• **Instructions for the task**: Make an exact copy of the lines, leaving the pictures out.
+++
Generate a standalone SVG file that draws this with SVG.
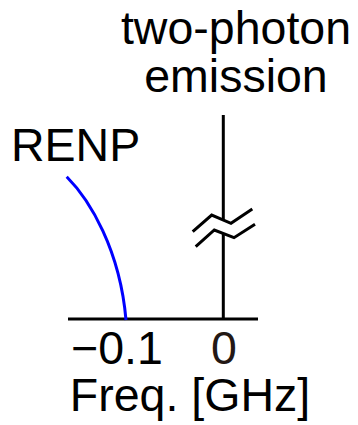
<svg xmlns="http://www.w3.org/2000/svg" width="358" height="425" viewBox="0 0 358 425">
<style>
text{font-family:"Liberation Sans",Arial,sans-serif;font-size:46.5px;fill:#000}
.ax{stroke:#000;stroke-width:3;fill:none}
</style>
<rect width="358" height="425" fill="#fff"/>
<g id="connectors">
<line class="ax" x1="68" y1="319" x2="258" y2="319"/>
<line class="ax" x1="223.3" y1="115" x2="223.3" y2="319"/>
<polygon points="192.7,231.7 211.7,215 231,223.3 252.3,209 255,224.3 234,237.7 214.3,230 195.7,246.7" fill="#fff"/>
<polyline class="ax" points="192.7,231.7 211.7,215 231,223.3 252.3,209"/>
<polyline class="ax" points="195.7,246.7 214.3,230 234,237.7 255,224.3"/>
<path d="M66.7,176.7 C90,200 120,250 126,320" stroke="#0000ff" stroke-width="3" fill="none"/>
</g>
<g id="label-two-photon"><text x="236" y="44" text-anchor="middle">two-photon</text><text x="236" y="92" text-anchor="middle">emission</text></g>
<g id="label-renp"><text x="11" y="161">RENP</text></g>
<g id="tick-labels"><text x="71" y="364">−0.1</text><text x="224" y="364" text-anchor="middle" style="fill:#231815">0</text></g>
<g id="axis-title"><text x="190" y="411" text-anchor="middle">Freq. [GHz]</text></g>
</svg>
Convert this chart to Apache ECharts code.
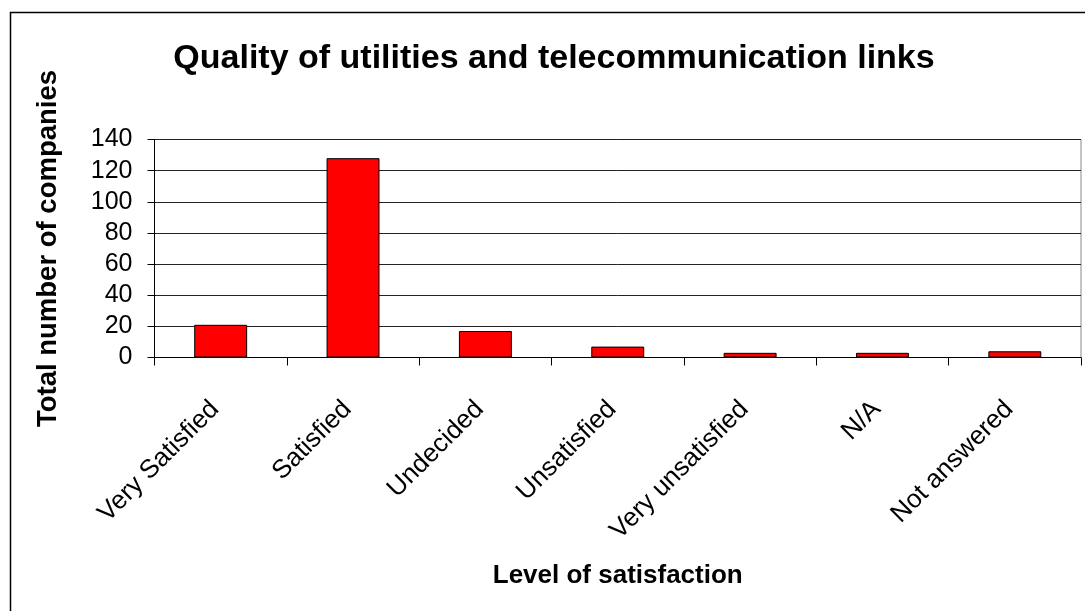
<!DOCTYPE html>
<html>
<head>
<meta charset="utf-8">
<script src="https://cdn.jsdelivr.net/npm/echarts@6/dist/echarts.min.js"></script>
<style>
html,body{margin:0;padding:0;background:#fff;}
#chart{width:1085px;height:611px;}
</style>
</head>
<body>
<div id="chart"></div>
<script>
const categories = ["Very Satisfied", "Satisfied", "Undecided", "Unsatisfied", "Very unsatisfied", "N/A", "Not answered"];
const companies = [21, 128, 17, 7, 3, 3, 4];
const yTicks = [0, 20, 40, 60, 80, 100, 120, 140];
const titleText = "Quality of utilities and telecommunication links";
const xName = "Level of satisfaction";
const yName = "Total number of companies";

const FONT = 'Arial, "Liberation Sans", sans-serif';
const chart = echarts.init(document.getElementById('chart'), null, {renderer: 'canvas'});
chart.setOption({
  animation: false,
  backgroundColor: '#fff',
  graphic: [{
    type: 'rect', left: 8, top: 10, silent: true,
    shape: {width: 1200, height: 700},
    style: {fill: 'none', stroke: '#000', lineWidth: 1.5}
  }],
  title: {
    text: titleText, left: 549, top: 37, textAlign: 'center',
    textStyle: {fontFamily: FONT, fontWeight: 'bold', fontSize: 34, color: '#000'}
  },
  grid: {left: 154.5, right: 4, top: 139.5, bottom: 253.5, show: true, borderColor: '#888', borderWidth: 1, containLabel: false},
  xAxis: {
    type: 'category', data: categories,
    name: xName, nameLocation: 'middle', nameGap: 205,
    nameTextStyle: {fontFamily: FONT, fontWeight: 'bold', fontSize: 26, color: '#000'},
    axisLine: {lineStyle: {color: '#000', width: 1}},
    axisTick: {show: true, length: 8, lineStyle: {color: '#000'}},
    axisLabel: {rotate: 45, margin: 42, padding: [0, 8, 0, 0], interval: 0, fontFamily: FONT, fontSize: 26, color: '#000'},
    splitLine: {show: false}
  },
  yAxis: {
    type: 'value', min: yTicks[0], max: yTicks[yTicks.length - 1], interval: 20,
    name: yName, nameLocation: 'middle', nameGap: 92, nameRotate: 90,
    nameTextStyle: {fontFamily: FONT, fontWeight: 'bold', fontSize: 27.5, color: '#000'},
    axisLine: {show: true, lineStyle: {color: '#000', width: 1}},
    axisTick: {show: true, length: 7, lineStyle: {color: '#000'}},
    axisLabel: {margin: 22, fontFamily: FONT, fontSize: 25, color: '#000'},
    splitLine: {show: true, lineStyle: {color: '#222', width: 1}}
  },
  series: [{
    type: 'bar', data: companies, barWidth: '40%',
    itemStyle: {color: '#ff0000', borderColor: '#000', borderWidth: 1}
  }]
});
</script>
</body>
</html>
+++
• **Exercise answer**:
Generate a standalone SVG file that draws this with SVG.
<svg xmlns="http://www.w3.org/2000/svg" width="358" height="425" viewBox="0 0 358 425">
<style>
text{font-family:"Liberation Sans",Arial,sans-serif;font-size:46.5px;fill:#000}
.ax{stroke:#000;stroke-width:3;fill:none}
</style>
<rect width="358" height="425" fill="#fff"/>
<g id="connectors">
<line class="ax" x1="68" y1="319" x2="258" y2="319"/>
<line class="ax" x1="223.3" y1="115" x2="223.3" y2="319"/>
<polygon points="192.7,231.7 211.7,215 231,223.3 252.3,209 255,224.3 234,237.7 214.3,230 195.7,246.7" fill="#fff"/>
<polyline class="ax" points="192.7,231.7 211.7,215 231,223.3 252.3,209"/>
<polyline class="ax" points="195.7,246.7 214.3,230 234,237.7 255,224.3"/>
<path d="M66.7,176.7 C90,200 120,250 126,320" stroke="#0000ff" stroke-width="3" fill="none"/>
</g>
<g id="label-two-photon"><text x="236" y="44" text-anchor="middle">two-photon</text><text x="236" y="92" text-anchor="middle">emission</text></g>
<g id="label-renp"><text x="11" y="161">RENP</text></g>
<g id="tick-labels"><text x="71" y="364">−0.1</text><text x="224" y="364" text-anchor="middle" style="fill:#231815">0</text></g>
<g id="axis-title"><text x="190" y="411" text-anchor="middle">Freq. [GHz]</text></g>
</svg>
Convert this chart to Apache ECharts code.
<!DOCTYPE html>
<html>
<head>
<meta charset="utf-8">
<script src="https://cdn.jsdelivr.net/npm/echarts@6/dist/echarts.min.js"></script>
<style>
html,body{margin:0;padding:0;background:#fff;}
#chart{width:1085px;height:611px;}
</style>
</head>
<body>
<div id="chart"></div>
<script>
const categories = ["Very Satisfied", "Satisfied", "Undecided", "Unsatisfied", "Very unsatisfied", "N/A", "Not answered"];
const companies = [21, 128, 17, 7, 3, 3, 4];
const yTicks = [0, 20, 40, 60, 80, 100, 120, 140];
const titleText = "Quality of utilities and telecommunication links";
const xName = "Level of satisfaction";
const yName = "Total number of companies";

const FONT = 'Arial, "Liberation Sans", sans-serif';
const chart = echarts.init(document.getElementById('chart'), null, {renderer: 'canvas'});
chart.setOption({
  animation: false,
  backgroundColor: '#fff',
  graphic: [{
    type: 'rect', left: 8, top: 10, silent: true,
    shape: {width: 1200, height: 700},
    style: {fill: 'none', stroke: '#000', lineWidth: 1.5}
  }],
  title: {
    text: titleText, left: 549, top: 37, textAlign: 'center',
    textStyle: {fontFamily: FONT, fontWeight: 'bold', fontSize: 34, color: '#000'}
  },
  grid: {left: 154.5, right: 4, top: 139.5, bottom: 253.5, show: true, borderColor: '#888', borderWidth: 1, containLabel: false},
  xAxis: {
    type: 'category', data: categories,
    name: xName, nameLocation: 'middle', nameGap: 205,
    nameTextStyle: {fontFamily: FONT, fontWeight: 'bold', fontSize: 26, color: '#000'},
    axisLine: {lineStyle: {color: '#000', width: 1}},
    axisTick: {show: true, length: 8, lineStyle: {color: '#000'}},
    axisLabel: {rotate: 45, margin: 42, padding: [0, 8, 0, 0], interval: 0, fontFamily: FONT, fontSize: 26, color: '#000'},
    splitLine: {show: false}
  },
  yAxis: {
    type: 'value', min: yTicks[0], max: yTicks[yTicks.length - 1], interval: 20,
    name: yName, nameLocation: 'middle', nameGap: 92, nameRotate: 90,
    nameTextStyle: {fontFamily: FONT, fontWeight: 'bold', fontSize: 27.5, color: '#000'},
    axisLine: {show: true, lineStyle: {color: '#000', width: 1}},
    axisTick: {show: true, length: 7, lineStyle: {color: '#000'}},
    axisLabel: {margin: 22, fontFamily: FONT, fontSize: 25, color: '#000'},
    splitLine: {show: true, lineStyle: {color: '#222', width: 1}}
  },
  series: [{
    type: 'bar', data: companies, barWidth: '40%',
    itemStyle: {color: '#ff0000', borderColor: '#000', borderWidth: 1}
  }]
});
</script>
</body>
</html>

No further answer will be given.